Oh, very interesting contrast between the two versions! Thanks for this. It is so fascinating to see how each translator has worked with the same material.

Karen Russell

Wow, those are huge differences -- I didn't realize how *much* a translator could matter.

Thanks for sharing.

Philip

It's interesting, isn't it! I am going to spend a little while on this project over the summer. My initial impression is that Neil Smith's version is rather more creative, and is adding texture that makes the read more fluent in English. I am waiting for confirmation on this but I doubt the original refers to a "little sausage"!

kimbofo

Very interesting... it's almost as if Neil Smith's version is deliberately trying to be less crude, no?

As an aside, I've only read one Marklund novel. Is this one worth a read?

Philip

Kim, I think you would like Annika as a character, so, yes, Exposed is worth reading. I am not going to add much more on the translation until I have seen the Swedish version but I think it is more that Neil Smith is giving us what Marklund would perhaps write if she was writing in English, rather than a more faithful translation of the Swedish.

Where as I might say:" Excuse me, would you mind awfully coming in this general direction - if it is not too much trouble, of course," a polite Swede would say "Kom."

Maxine

Interesting contrasts, indeed. To English eyes the Neil Smith versions are more readable I think (though the "sausage" is a bit precious). But in the US they do call them "panties", I've been roared with laughter at before now for using the term "knickers". I suppose it is a question of getting the right pitch for the right region.

I love Liza M's books, I think the best is Paradise but they are all good - I don't think she's all that much interested in crime resolutoins, but her accounts of Annika's and Anne's lives, and the newspaper offices (politics etc) are gripping.
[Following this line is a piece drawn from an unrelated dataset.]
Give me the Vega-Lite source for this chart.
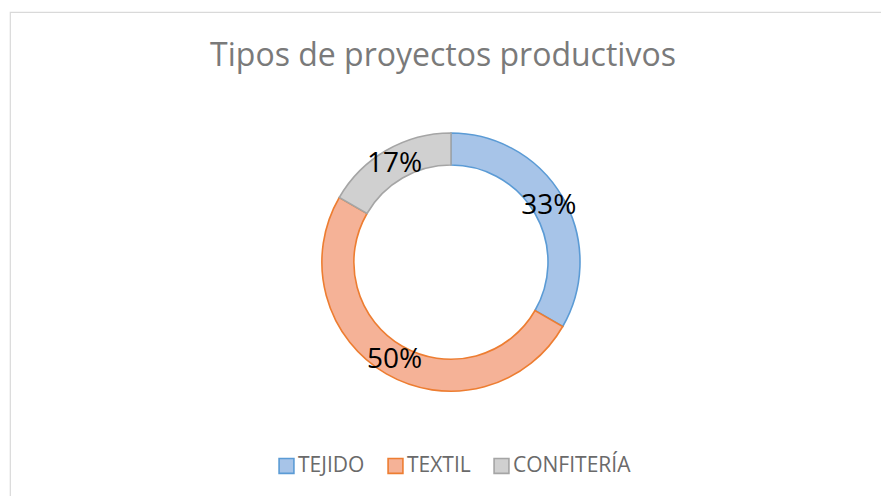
{
  "$schema": "https://vega.github.io/schema/vega-lite/v6.json",
  "autosize": {"type": "none"},
  "width": 882,
  "height": 500,
  "padding": {"left": 10, "top": 12, "right": 0, "bottom": 0},
  "background": "white",
  "view": {"stroke": "#d9d9d9", "strokeWidth": 1.2},
  "config": {
    "view": {"stroke": "#d9d9d9", "strokeWidth": 1.2},
    "font": "Open Sans"
  },
  "title": {
    "text": "Tipos de proyectos productivos",
    "font": "Open Sans",
    "fontSize": 32,
    "fontWeight": "normal",
    "color": "#7a7a7a",
    "anchor": "middle",
    "frame": "group",
    "baseline": "alphabetic",
    "offset": -86,
    "dx": -8
  },
  "data": {
    "values": [
      {"tipo": "TEJIDO", "valor": 2, "orden": 1, "etiqueta": "33%"},
      {"tipo": "TEXTIL", "valor": 3, "orden": 2, "etiqueta": "50%"},
      {"tipo": "CONFITERÍA", "valor": 1, "orden": 3, "etiqueta": "17%"}
    ]
  },
  "encoding": {
    "theta": {"field": "valor", "type": "quantitative", "stack": true},
    "order": {"field": "orden", "type": "quantitative"}
  },
  "layer": [
    {
      "mark": {"type": "arc", "outerRadius": 129, "innerRadius": 97, "strokeWidth": 1.6},
      "encoding": {
        "color": {
          "field": "tipo",
          "type": "nominal",
          "sort": ["TEJIDO", "TEXTIL", "CONFITERÍA"],
          "scale": {"domain": ["TEJIDO", "TEXTIL", "CONFITERÍA"], "range": ["#a7c4e8", "#f5b297", "#d0d0d0"]},
          "legend": {
            "title": null,
            "orient": "none",
            "direction": "horizontal",
            "legendX": 266,
            "legendY": 443,
            "padding": 0,
            "symbolType": "square",
            "symbolSize": 220,
            "symbolStrokeWidth": 1.6,
            "labelFont": "Open Sans",
            "labelFontSize": 21,
            "labelColor": "#6a6a6a",
            "labelOffset": 1,
            "columnPadding": 19,
            "labelLimit": 300
          }
        },
        "stroke": {
          "field": "tipo",
          "type": "nominal",
          "sort": ["TEJIDO", "TEXTIL", "CONFITERÍA"],
          "scale": {"domain": ["TEJIDO", "TEXTIL", "CONFITERÍA"], "range": ["#5b9bd5", "#ed7d31", "#a5a5a5"]},
          "legend": null
        }
      }
    },
    {
      "mark": {"type": "text", "radius": 113, "fontSize": 28, "font": "Open Sans", "color": "#000000", "baseline": "middle", "align": "center"},
      "encoding": {
        "text": {"field": "etiqueta", "type": "nominal"}
      }
    }
  ]
}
This one is not one of her best but it is chronologically the first - I would think it worth reading!

kathy d.

U.S. residents do not use the word "knickers." In fact, when I was younger, I would not even have known the word's meaning.
"Panties," or "underwear" is used over here. Even "underpants." Definitely not "knickers."
I think I like the older translated version. It's terser, more direct, less pretentious. Gets to the point right away. More like the Dashiell Hammell school of writing mysteries.